As a historian, you hope that people learn some history from when you write or make a speech. Rarely do you get to be part of a project and observe people coming to a fuller understanding of who they were and who they are. Georgetown engaged a group broadly called the Descendants who were the descendants of the 272, and I got to watch in real time as people met for the first time and realized they’re related. Other people came to understand why their family had always been Catholic. Others who grew up in Louisiana but had always heard these stories of their roots in Maryland learned the truth.
Watching that unfold is an amazing thing, a once-in-a-lifetime opportunity for a scholar. And it was equally incredible to watch the ways that disagreements and contentions emerged. What are the responsibilities of an institution to the descendants? A lot of people have a vision of what restorative justice is or what reparations are, but what do they look like exactly? What do they look like in the context of higher education?
So this was an experience I never anticipated. I’m not a nineteenth-century scholar, but by virtue of where I worked, my understanding of, particularly, Black Catholics, and my presence at a particular moment, I got to see something unfold that was really remarkable.
HUMANITIES: Thanks so much. This has been great.
CHATELAIN: I was glad to do it. Can I say one more thing?
HUMANITIES: Sure.
CHATELAIN: I’m so grateful for NEH. If I hadn’t gotten that fellowship when I did, this book would have never gotten done. My situation was bad. I had no time. I was being pulled in a million directions right before this.
I had applied for NEH grants in the past and did not get them but always was able to use the substantive comments from the review process, and I always encourage scholars to reapply.
But at the time that I got the NEH, it was just the fire that I needed because it propelled me to sell the book, to put out a proposal, knowing that I would have that time off at the end of the semester.

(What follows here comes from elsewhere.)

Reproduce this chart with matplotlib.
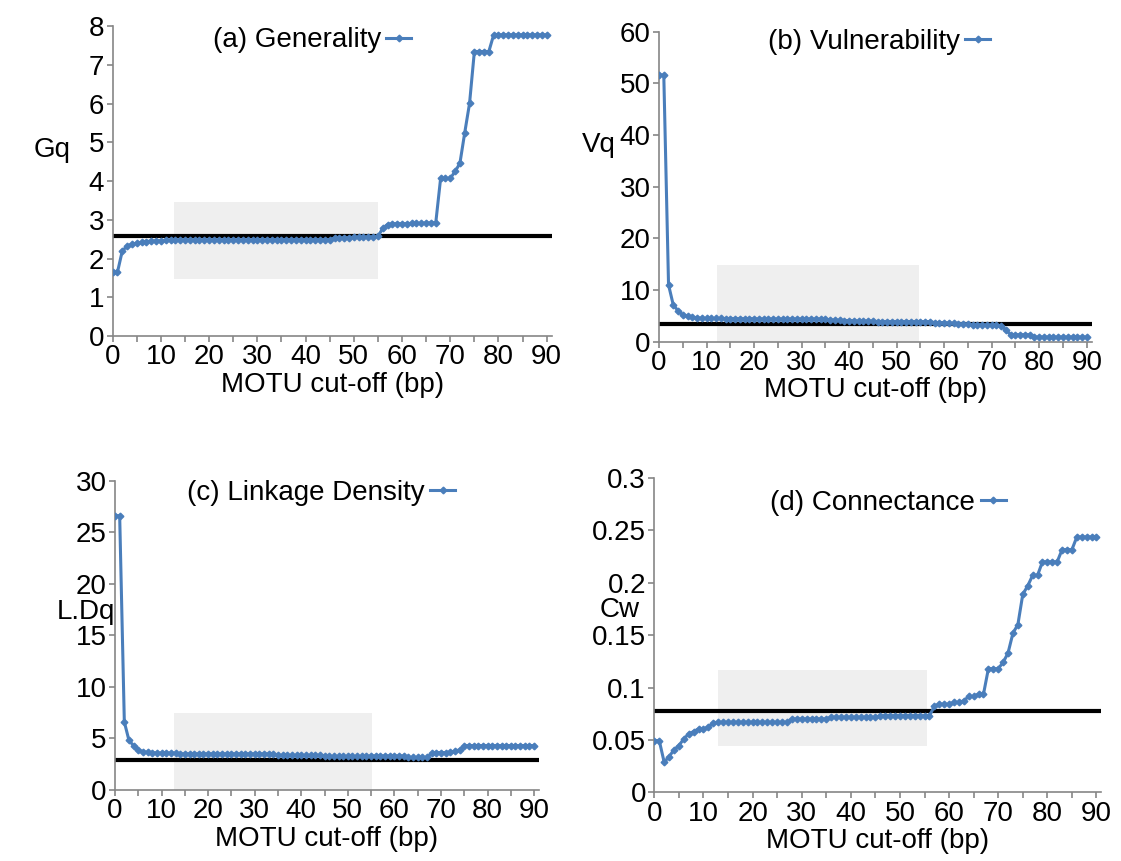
import numpy as np
import matplotlib
matplotlib.use('Agg')
import matplotlib.pyplot as plt
from matplotlib.patches import Rectangle

plt.rcParams['font.family'] = ['Liberation Sans', 'DejaVu Sans']

# MOTU cut-off values (bp)
cutoff = list(range(0, 91))

# (a) Generality
gq = ([1.65, 1.65, 2.20, 2.32, 2.37, 2.40, 2.42, 2.44, 2.45, 2.46, 2.46, 2.47, 2.47]
      + [2.48] * 20 + [2.49] * 13
      + [2.53, 2.53, 2.54, 2.54, 2.55, 2.55, 2.55, 2.56, 2.56, 2.57]
      + [2.78, 2.88, 2.90, 2.90, 2.90, 2.90, 2.91, 2.91, 2.91, 2.92, 2.92, 2.93]
      + [4.07, 4.07, 4.07, 4.25, 4.46, 5.25, 6.01, 7.35, 7.35, 7.35, 7.35]
      + [7.78] * 12)

# (b) Vulnerability
vq = ([51.6, 51.6, 11.0, 7.1, 6.0, 5.2, 4.9, 4.7, 4.6, 4.55, 4.5]
      + [4.5, 4.5, 4.5, 4.48, 4.48, 4.46, 4.46, 4.45, 4.45, 4.45]
      + [4.4] * 15
      + [4.2, 4.2, 4.15, 4.1, 4.1, 4.05, 4.0, 4.0, 4.0, 4.0]
      + [3.9] * 12
      + [3.7, 3.7, 3.7, 3.6, 3.55, 3.5, 3.45, 3.4]
      + [3.3, 3.3, 3.25, 3.2, 3.2, 3.15, 3.1]
      + [2.3, 1.35, 1.35, 1.35, 1.35, 1.35]
      + [0.9] * 12)

# (c) Linkage Density
ldq = ([26.6, 26.6, 6.6, 4.8, 4.3, 3.85, 3.7, 3.65, 3.62]
       + [3.58] * 5 + [3.5] * 21
       + [3.35] * 10 + [3.25] * 10 + [3.3] * 8
       + [3.15] * 5
       + [3.55, 3.62, 3.62, 3.62, 3.65, 3.75, 3.9]
       + [4.3] * 16)

# (d) Connectance
cw = ([0.0494, 0.0494, 0.0288, 0.034, 0.0405, 0.0446, 0.051, 0.0557, 0.058,
       0.0605, 0.060, 0.0627, 0.066]
      + [0.0668] * 15 + [0.070] * 8 + [0.0716] * 10 + [0.0731] * 11
      + [0.082, 0.0842, 0.084, 0.084, 0.0858, 0.0858, 0.0874, 0.0915, 0.0915,
         0.0937, 0.0937]
      + [0.118, 0.118, 0.118, 0.124, 0.133, 0.152, 0.16, 0.189, 0.197, 0.207, 0.207]
      + [0.22] * 4 + [0.2316] * 3 + [0.2437] * 5)

series = [gq, vq, ldq, cw]
titles = ['(a) Generality', '(b) Vulnerability', '(c) Linkage Density', '(d) Connectance']
ylabels = ['Gq', 'Vq', 'L.Dq', 'Cw']
ylims = [(0, 8), (0, 60), (0, 30), (0, 0.3)]
yticks = [np.arange(0, 9, 1), np.arange(0, 61, 10), np.arange(0, 31, 5),
          np.arange(0, 0.301, 0.05)]
ytick_labels = [[str(v) for v in range(0, 9)],
                [str(v) for v in range(0, 61, 10)],
                [str(v) for v in range(0, 31, 5)],
                ['0', '0.05', '0.1', '0.15', '0.2', '0.25', '0.3']]
ref_line = [2.58, 3.35, 2.95, 0.0773]
# shaded window: x0, x1, y0, y1
boxes = [(12.7, 55.1, 1.48, 3.47), (12.3, 54.6, 0, 14.8),
         (12.7, 55.1, 0, 7.47), (13.0, 55.5, 0.0446, 0.117)]

axes_pos = [[0.1005, 0.6098, 0.3915, 0.3596],
            [0.5879, 0.6031, 0.3858, 0.3601],
            [0.1026, 0.0825, 0.3780, 0.3592],
            [0.5837, 0.0798, 0.3988, 0.3650]]
ylab_xy = [(-0.138, 0.60), (-0.14, 0.634), (-0.068, 0.575), (-0.077, 0.58)]
leg_xy = [(0.454, 0.955), (0.509, 0.967), (0.486, 0.96), (0.523, 0.92)]

blue = '#4a7ebb'
grey = '#868686'
fs = 20

fig = plt.figure(figsize=(11.21, 8.61), dpi=100)
for i in range(4):
    ax = fig.add_axes(axes_pos[i])
    x0, x1, y0, y1 = boxes[i]
    ax.add_patch(Rectangle((x0, y0), x1 - x0, y1 - y0, facecolor='#efefef',
                           edgecolor='none', zorder=0))
    ax.axhline(ref_line[i], color='black', lw=3, zorder=2)
    ax.plot(cutoff, series[i], color=blue, lw=2.2, marker='D', ms=3.4,
            label=titles[i], zorder=3)
    ax.set_xlim(0, 91)
    ax.set_ylim(*ylims[i])
    ax.set_xticks(range(0, 91, 10))
    ax.set_xticks(range(5, 91, 10), minor=True)
    ax.set_yticks(yticks[i])
    ax.set_yticklabels(ytick_labels[i])
    for s in ['top', 'right']:
        ax.spines[s].set_visible(False)
    for s in ['left', 'bottom']:
        ax.spines[s].set_color(grey)
        ax.spines[s].set_linewidth(1.2)
    ax.tick_params(axis='both', which='both', color=grey, length=4, width=1.2,
                   labelsize=fs, pad=2)
    ax.set_xlabel('MOTU cut-off (bp)', fontsize=fs, labelpad=1)
    ax.set_ylabel(ylabels[i], fontsize=fs, rotation=0, ha='center', va='center')
    ax.yaxis.set_label_coords(*ylab_xy[i])
    ax.legend(loc='center', bbox_to_anchor=leg_xy[i], frameon=False,
              markerfirst=False, handlelength=0.9, handletextpad=0.2,
              fontsize=fs, borderpad=0)

fig.savefig('out.png', dpi=100)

It was just so exciting to be able to submerge myself in the writing of this book.
I completed the first draft of Franchise right at the end of the fellowship period, and it made all the difference. My book is about vigilance, about making sure that we have a public good and public resources for people to live lives of meaning, and I think NEH is an example of such a public good and a public resource in the world of scholarship.